Italien treffen diese Taten mitten im Wahlkampf. Foto: AFP

Ein Mann schießt in Macerata aus seinem Auto auf Menschen mit dunkler Hautfarbe – vier Wochen vor der Wahl. Der mutmaßliche Täter hat enge Verbindungen zur rechten Partei Lega Nord.

Rom/Macerata - Auf dem kahlrasierten Kopf von Luca T. prangt rechts der Stirn eine Tätowierung: Das Symbol einer Wolfsangel, einst Truppenkennzeichen einer Panzerdivision der Waffen-SS und Ende der 1970er Jahre das Zeichen der neofaschistischen „Terza Posizione“. Am Samstagvormittag soll Luca T. in der Provinzhauptstadt Macerata aus einem schwarzen Alfa 147 heraus auf Passanten geschossen haben. Sechs Menschen wurden durch die Tat verletzt, alle Opfer stammen aus Afrika.

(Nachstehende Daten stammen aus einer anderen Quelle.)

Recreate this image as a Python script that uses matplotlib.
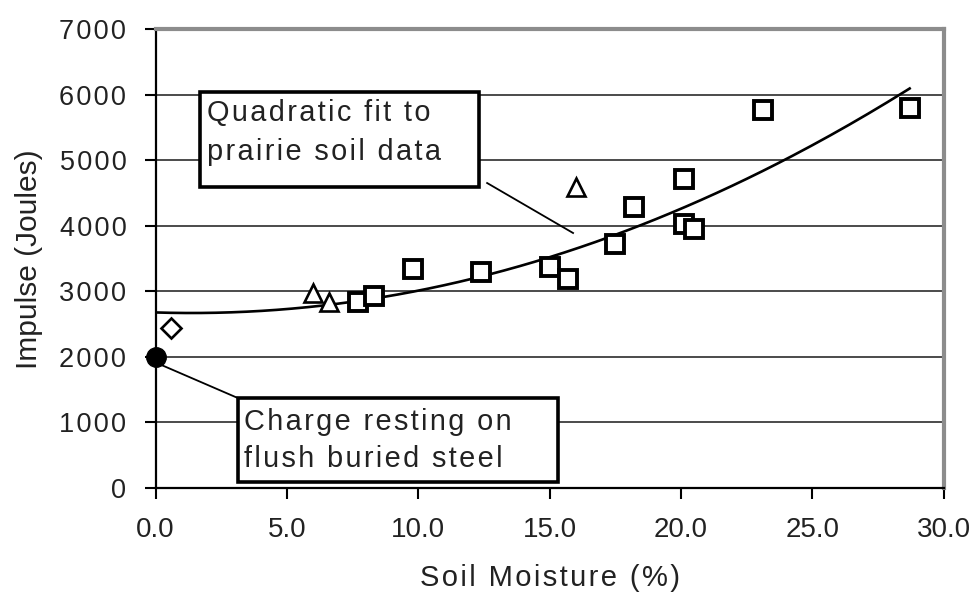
import numpy as np
import matplotlib
matplotlib.use("Agg")
import matplotlib.pyplot as plt
from matplotlib.patches import Rectangle

plt.rcParams['font.family'] = ['Liberation Sans', 'DejaVu Sans']

# Prairie soil tests (squares)
prairie_x = [7.7, 8.3, 9.8, 12.4, 15.0, 15.7, 17.5, 18.2, 20.1, 20.1, 20.5, 23.1, 28.7]
prairie_y = [2835, 2925, 3350, 3290, 3370, 3185, 3720, 4285, 4710, 4025, 3950, 5775, 5795]

# Other soil tests (triangles)
other_x = [6.0, 6.6, 16.0]
other_y = [2970, 2835, 4600]

# Dry soil test (diamond)
dry_x = [0.6]
dry_y = [2450]

# Charge on flush buried steel (filled circle)
steel_x = [0.0]
steel_y = [2000]

# Quadratic fit coefficients: a + b*x + c*x^2
fit_a, fit_b, fit_c = 2680.0, -12.6, 4.59
fit_range = (0.0, 28.7)

x_ticks = [0.0, 5.0, 10.0, 15.0, 20.0, 25.0, 30.0]
y_ticks = [0, 1000, 2000, 3000, 4000, 5000, 6000, 7000]

HAIR = "\u200a"


def spaced(s, gap=HAIR):
    """Widen the letter tracking of a string."""
    return gap.join(s)


fig = plt.figure(figsize=(9.72, 5.92), dpi=100)
ax = fig.add_axes([0.160, 0.1757, 0.811, 0.7745])

ax.set_xlim(0, 30)
ax.set_ylim(0, 7000)

# gridlines
for yv in y_ticks[1:-1]:
    ax.axhline(yv, color='#1a1a1a', lw=1.1, zorder=1)

# fit curve
xf = np.linspace(fit_range[0], fit_range[1], 200)
yf = fit_a + fit_b * xf + fit_c * xf ** 2
ax.plot(xf, yf, color='black', lw=1.9, zorder=3)

ax.plot(prairie_x, prairie_y, ls='none', marker='s', ms=12.5, mfc='white',
        mec='black', mew=2.8, zorder=4, clip_on=False)
ax.plot(other_x, other_y, ls='none', marker='^', ms=13.5, mfc='white',
        mec='black', mew=1.9, zorder=4, clip_on=False)
ax.plot(dry_x, dry_y, ls='none', marker='D', ms=10, mfc='white',
        mec='black', mew=1.9, zorder=4, clip_on=False)
ax.plot(steel_x, steel_y, ls='none', marker='o', ms=14, mfc='black',
        mec='black', zorder=5, clip_on=False)

# leader lines
ax.plot([12.62, 15.89], [4656, 3893], color='black', lw=1.3, zorder=3)
ax.plot([0.05, 3.13], [1908, 1374], color='black', lw=1.3, zorder=3)

# annotation boxes: (corner, width, height, lines, text x, baselines)
boxes = [
    ((0.0562, 0.6565), 0.4103 - 0.0562, 0.8637 - 0.6565,
     ["Quadratic fit to", "prairie soil data"], 0.0655, [0.8004, 0.7154]),
    ((0.1045, 0.0131), 0.5106 - 0.1045, 0.1963 - 0.0131,
     ["Charge resting on", "flush buried steel"], 0.1125, [0.1265, 0.0458]),
]
for (x0, y0), w, h, lines, tx, ys in boxes:
    ax.add_patch(Rectangle((x0, y0), w, h, transform=ax.transAxes,
                           facecolor='white', edgecolor='black', lw=2.6, zorder=6))
    for txt, yy in zip(lines, ys):
        ax.text(tx, yy, spaced(txt), transform=ax.transAxes,
                fontsize=20.8, color='#222222', va='baseline', ha='left', zorder=7)

# spines
ax.spines['left'].set_color('black')
ax.spines['left'].set_linewidth(1.6)
ax.spines['bottom'].set_color('black')
ax.spines['bottom'].set_linewidth(1.6)
ax.spines['top'].set_color('#8c8c8c')
ax.spines['top'].set_linewidth(3)
ax.spines['right'].set_color('#8c8c8c')
ax.spines['right'].set_linewidth(3)

ax.set_xticks(x_ticks)
ax.set_xticklabels([f"{v:.1f}" for v in x_ticks])
ax.set_yticks(y_ticks)
ax.set_yticklabels([spaced(str(v)) for v in y_ticks])
ax.tick_params(axis='both', direction='out', length=8, width=1.5, color='black',
               labelcolor='#222222')
ax.tick_params(axis='x', pad=13, labelsize=20)
ax.tick_params(axis='y', pad=13, labelsize=19.5)

ax.set_xlabel(spaced("Soil Moisture (%)"), fontsize=21, color='#222222',
              labelpad=15)
ax.set_ylabel("Impulse (Joules)", fontsize=21.5, color='#222222', labelpad=12)

fig.savefig("out.png", dpi=100, facecolor='white')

Bei seiner Festnahme war der 28-Jährige in eine italienische Flagge gehüllt und zeigte den römischen Gruß. Am Sonntag wurde Luca T. in ein Gefängnis nach Ancona gebracht. Der Vorwurf der Staatsanwaltschaft: Er soll das schwere Blutbad aus rassistischen Motiven angerichtet haben. Italienische Medien spekulieren, dass die Tat eine Reaktion auf den Mord an einer 18-Jährigen sein könnte, die Ende Januar in Macerata ermordet und zerstückelt in zwei Koffern aufgefunden wurde. Ein Nigerianer wird verdächtigt, die junge Frau ermordet zu haben. Eine Verbindung zwischen ihr und Luca T. soll es jedoch nicht geben.

Italien treffen diese Taten mitten im Wahlkampf. Am 4. März wird ein neues Parlament gewählt. Während die Regierung die Parteien zur Besonnenheit aufruft, gießt der Ex-Ministerpräsident und Wieder-Wahlkämpfer Silvio Berlusconi Öl ins Feuer. Das, was in Macerata passiert ist, sei „die Geste eines Verrückten“, die nicht auf eine klare politische Ausrichtung zurückzuführen sei. Doch so einfach ist es nicht: Luca T. kandidierte im vergangenen Jahr bei kommunalen Wahlen für die rechte Lega Nord. Für die Partei also, die in einem Bündnis mit der Forza Italia von Berlusconi und den noch rechteren Fratelli d’Italia bei der kommenden Wahl die Mehrheit holen möchte.

Die Lega Nord macht Stimmung gegen Migranten

Vor allem die Lega macht im Wahlkampf Stimmung gegen Migranten. „Gewalt ist nie eine Lösung“, schrieb der Lega-Chef Matteo Salvini kurz nach der Tat auf dem Kurznachrichtendienst Twitter. Und weiter: Die „moralische Verantwortung“ für die Tat liege bei denjenigen, „die Italien mit illegalen Einwanderern geflutet haben.“ Er könne es kaum erwarten, das Land zu regieren, „um ganz Italien Sicherheit, soziale Gerechtigkeit und Unbeschwertheit zurückzubringen.“ In den sozialen Netzwerken feiern viele den mutmaßlichen Täter als Vorzeige-Patrioten: „Eine Medaille und sofort das Amt des Verteidigungsministers“, schreibt ein User auf Facebook.

Ministerpräsident Paolo Gentiloni appellierte an die Italiener, dem Risiko einer Gewaltspirale entgegenzuwirken. Innenminister Marco Minniti drückte sich klarer aus: „Wir haben noch einen Monat Wahlkampf vor uns, dass der verbreitete Hass weitere Gewalttaten generiert, ist sehr hoch.“ Einer der Verletzten soll am Sonntag aus der Klinik entlassen worden sein. Ein Opfer sei in kritischem Zustand, schwebe aber nicht in Lebensgefahr. Fünf Männer und eine Frau, aus Mali, Ghana, Nigeria und Gambia, waren durch die Schüsse verletzt worden. Einige von ihnen sollen Asylbewerber sein, andere lebten schon seit Langem in Italien. Das einzige, was die Opfer eine, so Innenminister Minniti, sei ihre dunkle Hautfarbe.